Miami Beach, FL — “The market is the market… it is no longer crypto or traditional,” Dave LaValle, president of CoinDesk Indices and Data, said on a panel at Consensus Miami on Tuesday, capturing a shift that was echoed by issuers and asset managers.

As traditional financial firms arrive in droves, Douglas Yones of Direxion argued that institutional participation is “good for the industry,” bringing standardization and discipline to once-fragmented processes.

That institutional layer is also unlocking global access. In regions where spot cryptocurrencies remain restricted, particularly in parts of Asia, ETFs have become the main avenue of entry.

“ETFs are a plug-and-play solution,” said Krista Lynch, senior vice president of ETF Capital Markets at Grayscale, noting that they fit neatly into existing risk systems that cannot accommodate direct bitcoins. exposure.

The result is rapid adoption. Lynch points to growing demand for features like in-kind redemptions and use of collateral, while Steven McClurg, CEO of Canary Capital, highlights a simpler appeal: safety and liquidity. “Some investors would prefer to hold an ETF and let the issuers do the custody,” he said.

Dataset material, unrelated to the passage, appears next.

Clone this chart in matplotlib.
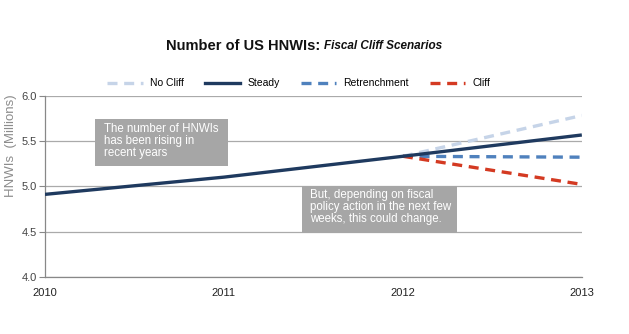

The next direction of the market is already taking shape. Index-based products are poised to organize a growing universe of assets, while staking and income-generating strategies could define the next wave. Tokenization, while promising, is still in its early stages, according to McClurg.

Still, the direction is clear: ETFs are not only expanding access to cryptocurrencies, they are redefining how the asset class is structured, distributed and owned globally.